# [DESCRIPTION OF THE TASK]
Exclude the pictures and return every line exactly as written.

• • • • • • •

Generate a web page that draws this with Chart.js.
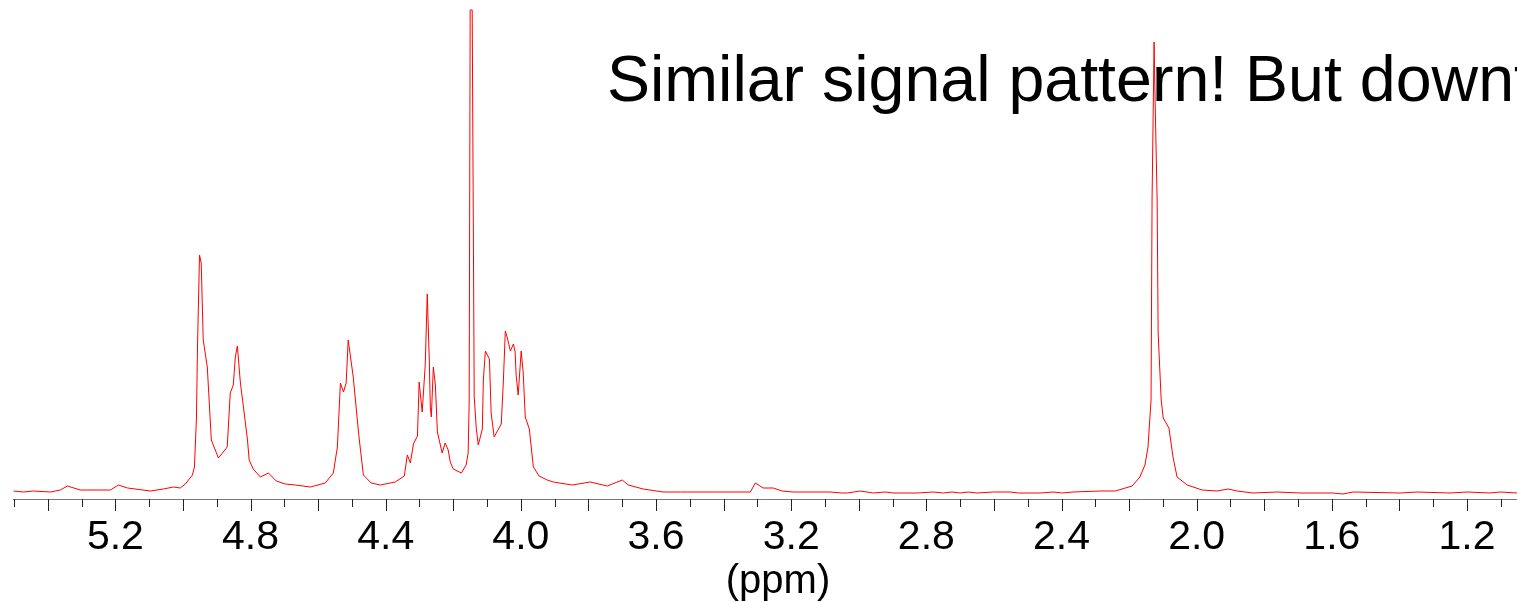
<!DOCTYPE html>
<html>
<head>
<meta charset="utf-8">
<script src="https://cdn.jsdelivr.net/npm/chart.js@4/dist/chart.umd.min.js"></script>
<style>
  html, body { margin: 0; padding: 0; background: #fff; overflow: hidden; }
  canvas { display: block; }
</style>
</head>
<body>
<canvas id="nmr" width="1517" height="602"></canvas>
<script>
// chemical shift (ppm) and intensity (a.u.)
const shiftPpm = [
  5.502, 5.472, 5.443, 5.392, 5.363, 5.342, 5.304, 5.215, 5.191, 5.164,
  5.096, 5.058, 5.028, 5.008, 4.993, 4.972, 4.966, 4.960, 4.957, 4.951,
  4.946, 4.940, 4.928, 4.916, 4.895, 4.869, 4.860, 4.851, 4.845, 4.839,
  4.830, 4.821, 4.809, 4.804, 4.792, 4.771, 4.747, 4.724, 4.697, 4.667,
  4.623, 4.579, 4.555, 4.543, 4.534, 4.525, 4.517, 4.511, 4.496, 4.484,
  4.478, 4.466, 4.443, 4.416, 4.372, 4.345, 4.336, 4.327, 4.318, 4.306,
  4.301, 4.292, 4.283, 4.277, 4.271, 4.268, 4.265, 4.259, 4.253, 4.247,
  4.233, 4.224, 4.215, 4.209, 4.200, 4.176, 4.162, 4.156, 4.153, 4.150,
  4.144, 4.138, 4.132, 4.126, 4.114, 4.111, 4.105, 4.093, 4.088, 4.079,
  4.058, 4.052, 4.046, 4.040, 4.031, 4.022, 4.017, 4.014, 4.008, 3.999,
  3.993, 3.987, 3.975, 3.963, 3.946, 3.922, 3.904, 3.848, 3.795, 3.744,
  3.700, 3.682, 3.638, 3.579, 3.528, 3.431, 3.321, 3.306, 3.283, 3.253,
  3.227, 3.194, 3.085, 3.049, 3.034, 2.996, 2.957, 2.922, 2.898, 2.827,
  2.780, 2.750, 2.724, 2.700, 2.676, 2.650, 2.602, 2.552, 2.528, 2.463,
  2.425, 2.398, 2.366, 2.286, 2.241, 2.191, 2.168, 2.153, 2.144, 2.135,
  2.132, 2.126, 2.123, 2.117, 2.114, 2.105, 2.099, 2.082, 2.070, 2.058,
  2.028, 1.984, 1.940, 1.907, 1.880, 1.833, 1.762, 1.694, 1.596, 1.567,
  1.537, 1.398, 1.348, 1.250, 1.200, 1.132, 1.102, 1.052
];
const intensity = [
  0, -1, 0, -1, 1, 5, 1, 1, 6, 3,
  0, 2, 4, 3, 7, 16, 24, 74, 144, 236,
  228, 151, 124, 51, 33, 44, 98, 106, 134, 145,
  108, 84, 51, 31, 22, 14, 18, 10, 7, 6,
  4, 8, 18, 44, 108, 99, 108, 151, 114, 71,
  51, 16, 8, 6, 9, 15, 36, 28, 47, 55,
  109, 79, 126, 197, 131, 84, 74, 124, 106, 59,
  38, 48, 41, 29, 22, 18, 26, 38, 88, 481,
  481, 94, 63, 46, 62, 111, 140, 132, 78, 54,
  67, 108, 160, 153, 140, 147, 139, 116, 96, 140,
  118, 74, 62, 24, 15, 11, 9, 6, 9, 5,
  11, 6, 2, -1, -1, -1, -1, 8, 3, 3,
  0, -1, -1, -2, -2, 0, -2, -1, -2, -2,
  -1, -2, -1, -2, -1, -2, -1, -1, -2, -2,
  -1, -2, -1, 0, 0, 5, 14, 26, 44, 91,
  291, 449, 391, 291, 158, 91, 73, 63, 34, 14,
  6, 1, 0, 2, 0, -2, -1, -2, -2, -3,
  -1, -2, -1, -2, -1, -2, -1, -2
];

// axis ticks every 0.1 ppm, labels every 0.4 ppm
const tickValues = [5.5, 5.4, 5.3, 5.2, 5.1, 5.0, 4.9, 4.8, 4.7, 4.6, 4.5, 4.4, 4.3, 4.2, 4.1, 4.0,
  3.9, 3.8, 3.7, 3.6, 3.5, 3.4, 3.3, 3.2, 3.1, 3.0, 2.9, 2.8, 2.7, 2.6, 2.5, 2.4, 2.3, 2.2, 2.1, 2.0,
  1.9, 1.8, 1.7, 1.6, 1.5, 1.4, 1.3, 1.2, 1.1];
const majorTicks = [5.4, 5.2, 5.0, 4.8, 4.6, 4.4, 4.2, 4.0, 3.8, 3.6, 3.4, 3.2, 3.0, 2.8, 2.6, 2.4,
  2.2, 2.0, 1.8, 1.6, 1.4, 1.2];
const tickLabels = ['5.2', '4.8', '4.4', '4.0', '3.6', '3.2', '2.8', '2.4', '2.0', '1.6', '1.2'];

const axisTitle = '(ppm)';
const note = 'Similar signal pattern! But downf';

const FONT = "'Liberation Sans', Arial, sans-serif";

function near(a, b){ return Math.abs(a - b) < 1e-6; }

const textPlugin = {
  id: 'texts',
  beforeDatasetsDraw(chart){
    const ctx = chart.ctx;
    ctx.save();
    ctx.fillStyle = '#000';
    ctx.font = '64.5px ' + FONT;
    ctx.textAlign = 'left';
    ctx.textBaseline = 'alphabetic';
    ctx.fillText(note, 607, 101);
    ctx.restore();
  },
  afterDraw(chart){
    const ctx = chart.ctx;
    const x = chart.scales.x;
    const top = chart.chartArea.bottom;
    ctx.save();
    // tick marks: long at 0.2 ppm, short in between
    ctx.strokeStyle = '#222';
    ctx.lineWidth = 1;
    ctx.beginPath();
    for (const v of tickValues){
      const px = Math.round(x.getPixelForValue(v)) + 0.5;
      const len = majorTicks.some(m => near(m, v)) ? 12 : 8;
      ctx.moveTo(px, top);
      ctx.lineTo(px, top + len);
    }
    ctx.stroke();
    ctx.fillStyle = '#000';
    ctx.font = '40px ' + FONT;
    ctx.textAlign = 'center';
    ctx.textBaseline = 'alphabetic';
    ctx.fillText(axisTitle, 778, 593);
    ctx.restore();
  }
};

new Chart(document.getElementById('nmr'), {
  type: 'line',
  data: {
    datasets: [{
      data: shiftPpm.map((p, i) => ({ x: p, y: intensity[i] })),
      borderColor: '#ff0000',
      borderWidth: 1,
      pointRadius: 0,
      tension: 0,
      fill: false
    }]
  },
  options: {
    responsive: false,
    animation: false,
    layout: { padding: { left: 13, right: 0, top: 0, bottom: 0 } },
    plugins: { legend: { display: false }, tooltip: { enabled: false } },
    scales: {
      x: {
        type: 'linear',
        reverse: true,
        min: 1.052,
        max: 5.502,
        afterBuildTicks(scale){
          scale.ticks = tickValues.map(v => ({ value: v }));
        },
        afterFit(scale){ scale.height = 103; },
        grid: { display: true, drawOnChartArea: false, drawTicks: false },
        border: { display: true, color: '#777', width: 1 },
        ticks: {
          autoSkip: false,
          maxRotation: 0,
          padding: 14,
          color: '#000',
          font: { family: FONT, size: 41 },
          callback: (v) => tickLabels.find(l => near(parseFloat(l), v)) || ''
        }
      },
      y: {
        display: false,
        min: -8,
        max: 491
      }
    }
  },
  plugins: [textPlugin]
});
</script>
</body>
</html>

• • • • • • •

# [FULL OUTPUT]
Generate a web page that draws this with Chart.js.
<!DOCTYPE html>
<html>
<head>
<meta charset="utf-8">
<script src="https://cdn.jsdelivr.net/npm/chart.js@4/dist/chart.umd.min.js"></script>
<style>
  html, body { margin: 0; padding: 0; background: #fff; overflow: hidden; }
  canvas { display: block; }
</style>
</head>
<body>
<canvas id="nmr" width="1517" height="602"></canvas>
<script>
// chemical shift (ppm) and intensity (a.u.)
const shiftPpm = [
  5.502, 5.472, 5.443, 5.392, 5.363, 5.342, 5.304, 5.215, 5.191, 5.164,
  5.096, 5.058, 5.028, 5.008, 4.993, 4.972, 4.966, 4.960, 4.957, 4.951,
  4.946, 4.940, 4.928, 4.916, 4.895, 4.869, 4.860, 4.851, 4.845, 4.839,
  4.830, 4.821, 4.809, 4.804, 4.792, 4.771, 4.747, 4.724, 4.697, 4.667,
  4.623, 4.579, 4.555, 4.543, 4.534, 4.525, 4.517, 4.511, 4.496, 4.484,
  4.478, 4.466, 4.443, 4.416, 4.372, 4.345, 4.336, 4.327, 4.318, 4.306,
  4.301, 4.292, 4.283, 4.277, 4.271, 4.268, 4.265, 4.259, 4.253, 4.247,
  4.233, 4.224, 4.215, 4.209, 4.200, 4.176, 4.162, 4.156, 4.153, 4.150,
  4.144, 4.138, 4.132, 4.126, 4.114, 4.111, 4.105, 4.093, 4.088, 4.079,
  4.058, 4.052, 4.046, 4.040, 4.031, 4.022, 4.017, 4.014, 4.008, 3.999,
  3.993, 3.987, 3.975, 3.963, 3.946, 3.922, 3.904, 3.848, 3.795, 3.744,
  3.700, 3.682, 3.638, 3.579, 3.528, 3.431, 3.321, 3.306, 3.283, 3.253,
  3.227, 3.194, 3.085, 3.049, 3.034, 2.996, 2.957, 2.922, 2.898, 2.827,
  2.780, 2.750, 2.724, 2.700, 2.676, 2.650, 2.602, 2.552, 2.528, 2.463,
  2.425, 2.398, 2.366, 2.286, 2.241, 2.191, 2.168, 2.153, 2.144, 2.135,
  2.132, 2.126, 2.123, 2.117, 2.114, 2.105, 2.099, 2.082, 2.070, 2.058,
  2.028, 1.984, 1.940, 1.907, 1.880, 1.833, 1.762, 1.694, 1.596, 1.567,
  1.537, 1.398, 1.348, 1.250, 1.200, 1.132, 1.102, 1.052
];
const intensity = [
  0, -1, 0, -1, 1, 5, 1, 1, 6, 3,
  0, 2, 4, 3, 7, 16, 24, 74, 144, 236,
  228, 151, 124, 51, 33, 44, 98, 106, 134, 145,
  108, 84, 51, 31, 22, 14, 18, 10, 7, 6,
  4, 8, 18, 44, 108, 99, 108, 151, 114, 71,
  51, 16, 8, 6, 9, 15, 36, 28, 47, 55,
  109, 79, 126, 197, 131, 84, 74, 124, 106, 59,
  38, 48, 41, 29, 22, 18, 26, 38, 88, 481,
  481, 94, 63, 46, 62, 111, 140, 132, 78, 54,
  67, 108, 160, 153, 140, 147, 139, 116, 96, 140,
  118, 74, 62, 24, 15, 11, 9, 6, 9, 5,
  11, 6, 2, -1, -1, -1, -1, 8, 3, 3,
  0, -1, -1, -2, -2, 0, -2, -1, -2, -2,
  -1, -2, -1, -2, -1, -2, -1, -1, -2, -2,
  -1, -2, -1, 0, 0, 5, 14, 26, 44, 91,
  291, 449, 391, 291, 158, 91, 73, 63, 34, 14,
  6, 1, 0, 2, 0, -2, -1, -2, -2, -3,
  -1, -2, -1, -2, -1, -2, -1, -2
];

// axis ticks every 0.1 ppm, labels every 0.4 ppm
const tickValues = [5.5, 5.4, 5.3, 5.2, 5.1, 5.0, 4.9, 4.8, 4.7, 4.6, 4.5, 4.4, 4.3, 4.2, 4.1, 4.0,
  3.9, 3.8, 3.7, 3.6, 3.5, 3.4, 3.3, 3.2, 3.1, 3.0, 2.9, 2.8, 2.7, 2.6, 2.5, 2.4, 2.3, 2.2, 2.1, 2.0,
  1.9, 1.8, 1.7, 1.6, 1.5, 1.4, 1.3, 1.2, 1.1];
const majorTicks = [5.4, 5.2, 5.0, 4.8, 4.6, 4.4, 4.2, 4.0, 3.8, 3.6, 3.4, 3.2, 3.0, 2.8, 2.6, 2.4,
  2.2, 2.0, 1.8, 1.6, 1.4, 1.2];
const tickLabels = ['5.2', '4.8', '4.4', '4.0', '3.6', '3.2', '2.8', '2.4', '2.0', '1.6', '1.2'];

const axisTitle = '(ppm)';
const note = 'Similar signal pattern! But downf';

const FONT = "'Liberation Sans', Arial, sans-serif";

function near(a, b){ return Math.abs(a - b) < 1e-6; }

const textPlugin = {
  id: 'texts',
  beforeDatasetsDraw(chart){
    const ctx = chart.ctx;
    ctx.save();
    ctx.fillStyle = '#000';
    ctx.font = '64.5px ' + FONT;
    ctx.textAlign = 'left';
    ctx.textBaseline = 'alphabetic';
    ctx.fillText(note, 607, 101);
    ctx.restore();
  },
  afterDraw(chart){
    const ctx = chart.ctx;
    const x = chart.scales.x;
    const top = chart.chartArea.bottom;
    ctx.save();
    // tick marks: long at 0.2 ppm, short in between
    ctx.strokeStyle = '#222';
    ctx.lineWidth = 1;
    ctx.beginPath();
    for (const v of tickValues){
      const px = Math.round(x.getPixelForValue(v)) + 0.5;
      const len = majorTicks.some(m => near(m, v)) ? 12 : 8;
      ctx.moveTo(px, top);
      ctx.lineTo(px, top + len);
    }
    ctx.stroke();
    ctx.fillStyle = '#000';
    ctx.font = '40px ' + FONT;
    ctx.textAlign = 'center';
    ctx.textBaseline = 'alphabetic';
    ctx.fillText(axisTitle, 778, 593);
    ctx.restore();
  }
};

new Chart(document.getElementById('nmr'), {
  type: 'line',
  data: {
    datasets: [{
      data: shiftPpm.map((p, i) => ({ x: p, y: intensity[i] })),
      borderColor: '#ff0000',
      borderWidth: 1,
      pointRadius: 0,
      tension: 0,
      fill: false
    }]
  },
  options: {
    responsive: false,
    animation: false,
    layout: { padding: { left: 13, right: 0, top: 0, bottom: 0 } },
    plugins: { legend: { display: false }, tooltip: { enabled: false } },
    scales: {
      x: {
        type: 'linear',
        reverse: true,
        min: 1.052,
        max: 5.502,
        afterBuildTicks(scale){
          scale.ticks = tickValues.map(v => ({ value: v }));
        },
        afterFit(scale){ scale.height = 103; },
        grid: { display: true, drawOnChartArea: false, drawTicks: false },
        border: { display: true, color: '#777', width: 1 },
        ticks: {
          autoSkip: false,
          maxRotation: 0,
          padding: 14,
          color: '#000',
          font: { family: FONT, size: 41 },
          callback: (v) => tickLabels.find(l => near(parseFloat(l), v)) || ''
        }
      },
      y: {
        display: false,
        min: -8,
        max: 491
      }
    }
  },
  plugins: [textPlugin]
});
</script>
</body>
</html>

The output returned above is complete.